Minneapolis servers make a statistical case for keeping tip credit

tip jar

In what could be the test of a potent argument against forgoing or eliminating the tip credit, an employees’ group in Minneapolis is circulating a study that shows servers’ income could be lowered if a $15 wage is mandated for tipped staffers.

The report found that servers in the city currently earn an average of $28.56 an hour from gratuities and the lower wage that employers are allowed to pay tipped employees.

“This survey proves what we as servers already know: Tipped restaurant employees in Minneapolis are making well above $15 an hour on average,” said Sarah Norton, the waitress who leads a server advocacy group called Service Industry Staff for Change.

The study also found that servers currently work an average of 19.1 hours per week. If restaurants were required to pay servers a $15-an-hour wage, with no adjustment for what they collect in tips, the financial impact would force the employers to take action, Norton’s group contends.

“The result will be a reduction in working hours, fewer jobs, or the elimination of tipping altogether,” Norton said.

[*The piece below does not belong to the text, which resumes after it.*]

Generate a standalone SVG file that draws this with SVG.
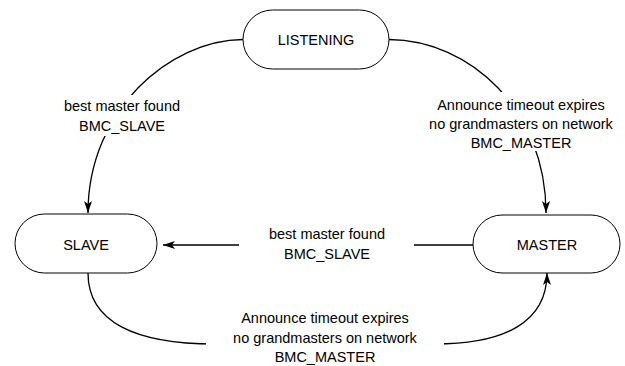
<svg xmlns="http://www.w3.org/2000/svg" width="625" height="366" viewBox="0 0 625 366">
  <style>
    .node { fill: #ffffff; stroke: #000000; stroke-width: 1; }
    .edge { fill: none; stroke: #000000; stroke-width: 1.3; }
    .bg { fill: #ffffff; stroke: none; }
    text { font-family: "Liberation Sans", Arial, sans-serif; font-size: 14.5px; fill: #000000; text-anchor: middle; }
  </style>
  <defs>
    <marker id="arrow" viewBox="0 0 12 8" refX="12" refY="4" markerWidth="12" markerHeight="8" markerUnits="userSpaceOnUse" orient="auto">
      <path d="M0,0 L12,4 L0,8 L3,4 z" fill="#000000"/>
    </marker>
  </defs>
  <rect width="625" height="366" fill="#ffffff"/>

  <g id="connectors">
    <path class="edge" d="M243,39.5 C170,40 88,110 88,213" marker-end="url(#arrow)"/>
    <path class="edge" d="M389,39.5 C470,40 546,110 546,213" marker-end="url(#arrow)"/>
    <path class="edge" d="M473,245 L163,245" marker-end="url(#arrow)"/>
    <path class="edge" d="M88,273 C88,322 135,344 215,344 L435,344 C505,344 547,322 547,273" marker-end="url(#arrow)"/>
  </g>

  <g id="labels">
    <rect class="bg" x="60" y="95" width="125" height="41"/>
    <text x="122" y="111">best master found</text>
    <text x="122" y="131">BMC_SLAVE</text>

    <rect class="bg" x="428" y="92" width="186" height="59"/>
    <text x="521" y="110">Announce timeout expires</text>
    <text x="521" y="129">no grandmasters on network</text>
    <text x="521" y="148">BMC_MASTER</text>

    <rect class="bg" x="239" y="226" width="175" height="38"/>
    <text x="327" y="239">best master found</text>
    <text x="327" y="259">BMC_SLAVE</text>

    <rect class="bg" x="206" y="308" width="238" height="58"/>
    <text x="325" y="323">Announce timeout expires</text>
    <text x="325" y="343">no grandmasters on network</text>
    <text x="325" y="362">BMC_MASTER</text>
  </g>

  <g id="node-listening">
    <rect class="node" x="243" y="10" width="146" height="59" rx="29.5" ry="29.5"/>
    <text x="316" y="45">LISTENING</text>
  </g>
  <g id="node-slave">
    <rect class="node" x="15" y="214" width="142" height="59" rx="29.5" ry="29.5"/>
    <text x="86" y="250">SLAVE</text>
  </g>
  <g id="node-master">
    <rect class="node" x="473" y="215" width="147" height="58" rx="29" ry="29"/>
    <text x="547" y="250">MASTER</text>
  </g>
</svg>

The research also revealed that cooks working in Minneapolis restaurants earn an average of $13.89 an hour, and other employees who work for straight wages, like fast-food order takers, typically collect $12.64 an hour.

“City leaders should focus on giving a raise to the cooks and support employees while preserving the jobs and pay structure for tipped employees,”said Norton.

The Service Industry Staff for Change is allied with the Minnesota Restaurant Association in opposing an elimination of the tip credit. The study released in recent days was conducted and apparently funded by the MRA.

The research was based on surveys of 3,458 employees, tipped and nontipped, in 72 restaurants throughout the city.

Labor proponents and many civic leaders are pushing for an increase in the minimum wage for all hourly workers, tipped or not, to $15 an hour.